Bob Foyers
- Foyer in 1895

Personal information
- Date of birth: 22 June 1868
- Place of birth: Hamilton, Scotland
- Date of death: 16 August 1942 (aged 74)
- Place of death: Glasgow, Scotland
- Position(s): Full-back

Youth career
- Hamilton Palace Colliery

Senior career*
- Years: Team / Apps / (Gls)
- Burnbank Swifts
- 1890–1891: Heart of Midlothian / 1 / (0)
- 1891–1895: St Bernard's / 23 / (1)
- 1895–1897: Newcastle United / 34 / (0)
- 1897: St Bernard's / 0 / (0)
- 1897–1898: Clyde / 4 / (0)
- 1901: Hamilton Academical / 2 / (0)

International career
- 1892: Scottish Alliance XI / 1 / (0)
- 1893–1894: Scotland / 2 / (0)

= Bob Foyers =

Scottish footballer

Robert Foyers (22 June 1868 – 16 August 1942) was a Scottish footballer who played as a full-back. He played professionally for various clubs in Scotland and for Newcastle United in England, and was capped for Scotland at Junior and Senior levels.

==Career==
Born in Hamilton, Foyers joined local Junior side Burnbank Swifts from Palace Colliery and won back to back Scottish Junior Cup titles in 1889 and 1890. He was also one of four Swifts players to play in the first ever Scottish Junior international fixture against England on 11 May 1889.

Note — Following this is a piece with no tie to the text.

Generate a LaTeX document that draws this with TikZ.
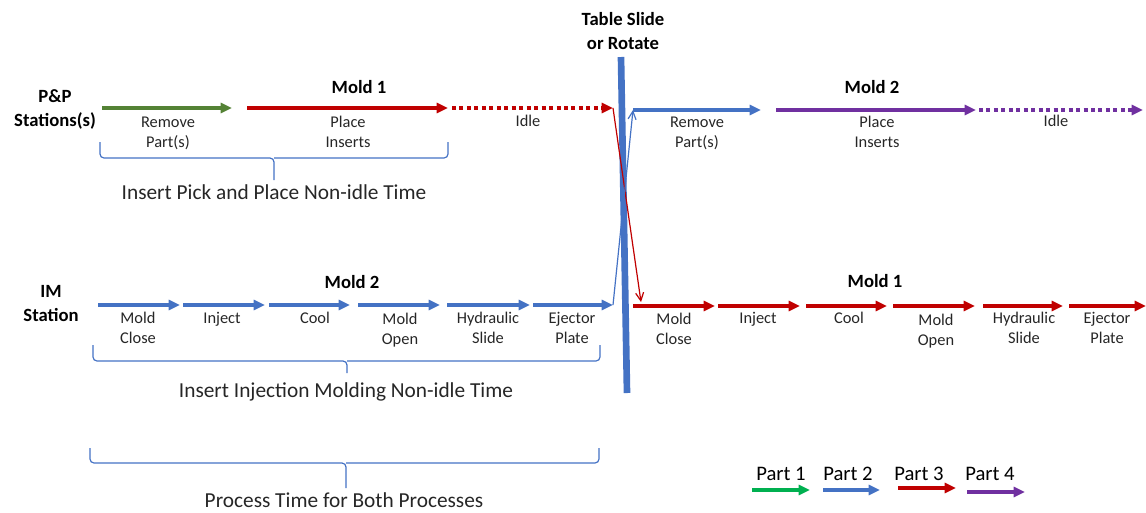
\documentclass[tikz,border=0pt]{standalone}
\usepackage{fontspec}
\setmainfont{Carlito}
\usetikzlibrary{arrows.meta}
\definecolor{ppgreen}{HTML}{548235}
\definecolor{lggreen}{HTML}{00B050}
\definecolor{pblue}{HTML}{4472C4}
\definecolor{pred}{HTML}{C00000}
\definecolor{ppurple}{HTML}{7030A0}
\definecolor{txt}{HTML}{262626}
\begin{document}
\begin{tikzpicture}[x=0.75pt,y=-0.75pt,
  seg/.style={line width=2.6pt,-{Triangle[length=8.5pt,width=7.5pt]}},
  idle/.style={seg, dash pattern=on 3pt off 2.6pt},
  hop/.style={line width=0.9pt,-{Straight Barb[length=6pt,width=6pt]}},
  lbl/.style={font=\fontsize{12.3}{15}\selectfont, text=txt, align=center, anchor=base, inner sep=0pt},
  head/.style={font=\bfseries\fontsize{14}{17.3}\selectfont, align=center, anchor=base, inner sep=0pt},
  captext/.style={font=\fontsize{16}{19}\selectfont, text=txt, anchor=base, inner sep=0pt},
  legtext/.style={font=\fontsize{15.5}{18}\selectfont, text=black, anchor=base, inner sep=0pt},
  brace/.style={pblue, line width=0.9pt, rounded corners=3pt},
]
\useasboundingbox (0,0) rectangle (1146,512);

% ---------- station titles (base = last line) ----------
\node[head] (pp) at (55,126) {P\&P\\Stations(s)};
\node[head] (im) at (51,321) {IM\\Station};
\node[head] (table) at (623,49) {Table Slide\\or Rotate};

% ---------- table slide / rotate bar ----------
\coordinate (bart) at (621,57);
\coordinate (barb) at (627,393);
\draw[pblue, line width=5pt] (bart) -- (barb);

% ---------- P&P station, first cycle ----------
\coordinate (a1s) at (102,108); \coordinate (a1e) at (232,108);
\coordinate (a2s) at (247,108); \coordinate (a2e) at (448,108);
\coordinate (a3s) at (452,108); \coordinate (a3e) at (613,108);
\draw[seg, ppgreen] (a1s) -- (a1e);
\draw[seg, pred] (a2s) -- (a2e);
\draw[idle, pred] (a3s) -- (a3e);
\node[head] (m1a) at (359,93) {Mold 1};
\node[lbl] (rp1) at (168,147) {Remove\\Part(s)};
\node[lbl] (pi1) at (348,147) {Place\\Inserts};
\node[lbl] (id1) at (528,126) {Idle};

% ---------- P&P station, second cycle ----------
\coordinate (b1s) at (633,110); \coordinate (b1e) at (761,110);
\coordinate (b2s) at (776,110); \coordinate (b2e) at (976,110);
\coordinate (b3s) at (979,110); \coordinate (b3e) at (1143,110);
\draw[seg, pblue] (b1s) -- (b1e);
\draw[seg, ppurple] (b2s) -- (b2e);
\draw[idle, ppurple] (b3s) -- (b3e);
\node[head] (m2a) at (872,93) {Mold 2};
\node[lbl] (rp2) at (697,147) {Remove\\Part(s)};
\node[lbl] (pi2) at (877,147) {Place\\Inserts};
\node[lbl] (id2) at (1056,126) {Idle};

% ---------- IM station, first cycle ----------
\coordinate (c1s) at (98,305);  \coordinate (c1e) at (180,305);
\coordinate (c2s) at (183,305); \coordinate (c2e) at (265,305);
\coordinate (c3s) at (269,305); \coordinate (c3e) at (350,305);
\coordinate (c4s) at (358,305); \coordinate (c4e) at (440,305);
\coordinate (c5s) at (447,305); \coordinate (c5e) at (530,305);
\coordinate (c6s) at (533,305); \coordinate (c6e) at (613,305);
\foreach \i in {1,...,6} \draw[seg, pblue] (c\i s) -- (c\i e);
\node[head] (m2b) at (352,288) {Mold 2};
\node[lbl] (l1) at (138,343) {Mold\\Close};
\node[lbl] (l2) at (222,323) {Inject};
\node[lbl] (l3) at (315,323) {Cool};
\node[lbl] (l4) at (400,344) {Mold\\Open};
\node[lbl] (l5) at (488,343) {Hydraulic\\Slide};
\node[lbl] (l6) at (572,343) {Ejector\\Plate};

% ---------- IM station, second cycle ----------
\coordinate (d1s) at (633,306);  \coordinate (d1e) at (715,306);
\coordinate (d2s) at (718,306);  \coordinate (d2e) at (800,306);
\coordinate (d3s) at (806,306);  \coordinate (d3e) at (887,306);
\coordinate (d4s) at (893,306);  \coordinate (d4e) at (975,306);
\coordinate (d5s) at (983,306);  \coordinate (d5e) at (1063,306);
\coordinate (d6s) at (1069,306); \coordinate (d6e) at (1146,306);
\foreach \i in {1,...,6} \draw[seg, pred] (d\i s) -- (d\i e);
\node[head] (m1b) at (875,287) {Mold 1};
\node[lbl] (r1) at (674,344) {Mold\\Close};
\node[lbl] (r2) at (758,323) {Inject};
\node[lbl] (r3) at (849,323) {Cool};
\node[lbl] (r4) at (936,345) {Mold\\Open};
\node[lbl] (r5) at (1024,343) {Hydraulic\\Slide};
\node[lbl] (r6) at (1107,343) {Ejector\\Plate};

% ---------- moves across the table ----------
\draw[hop, pred] (a3e) -- (641,302);
\draw[hop, pblue] (c6e) -- (b1s);

% ---------- braces and captions ----------
\draw[brace] (100,142) -- (100,158) -- (274,158) -- (274,180);
\draw[brace] (448,142) -- (448,158) -- (274,158);
\node[captext] (capa) at (274,199) {Insert Pick and Place Non-idle Time};

\draw[brace] (93,345) -- (93,361) -- (347,361) -- (347,373);
\draw[brace] (600,345) -- (600,361) -- (347,361);
\node[captext] (capb) at (346,397) {Insert Injection Molding Non-idle Time};

\draw[brace] (90,448) -- (90,463) -- (346,463) -- (346,488);
\draw[brace] (599,448) -- (599,463) -- (346,463);
\node[captext] (capc) at (344,507) {Process Time for Both Processes};

% ---------- legend ----------
\node[legtext] (p1) at (781,480) {Part 1};
\node[legtext] (p2) at (848,480) {Part 2};
\node[legtext] (p3) at (919,480) {Part 3};
\node[legtext] (p4) at (990,480) {Part 4};
\coordinate (k1s) at (752,490);  \coordinate (k1e) at (810,490);
\coordinate (k2s) at (823,490);  \coordinate (k2e) at (880,490);
\coordinate (k3s) at (898,488);  \coordinate (k3e) at (956,488);
\coordinate (k4s) at (967,492);  \coordinate (k4e) at (1025,492);
\draw[seg, lggreen] (k1s) -- (k1e);
\draw[seg, pblue] (k2s) -- (k2e);
\draw[seg, pred] (k3s) -- (k3e);
\draw[seg, ppurple] (k4s) -- (k4e);
\end{tikzpicture}
\end{document}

After initially stepping up to Edinburgh club Heart of Midlothian in 1890, it was after switching to St Bernard's that Foyers' form earned him firstly a representative appearance for the Scottish Football Alliance XI against the rival Scottish Football League in 1892, followed by two caps for Scotland, both against Wales, in 1893 and 1894. He also lifted the Scottish Cup as St Bernard's defeated Renton in the 1894–95 final.

Foyers signed for Newcastle United in 1895 for a fee of £100 and was appointed club captain, but was disciplined for off-field behaviour and left soon afterwards. He returned to St Bernard's in 1897 before ending his career with short spells at Clyde and Hamilton Academical.

A mechanical engineer to trade, Foyers died in August 1942 at the age of 74.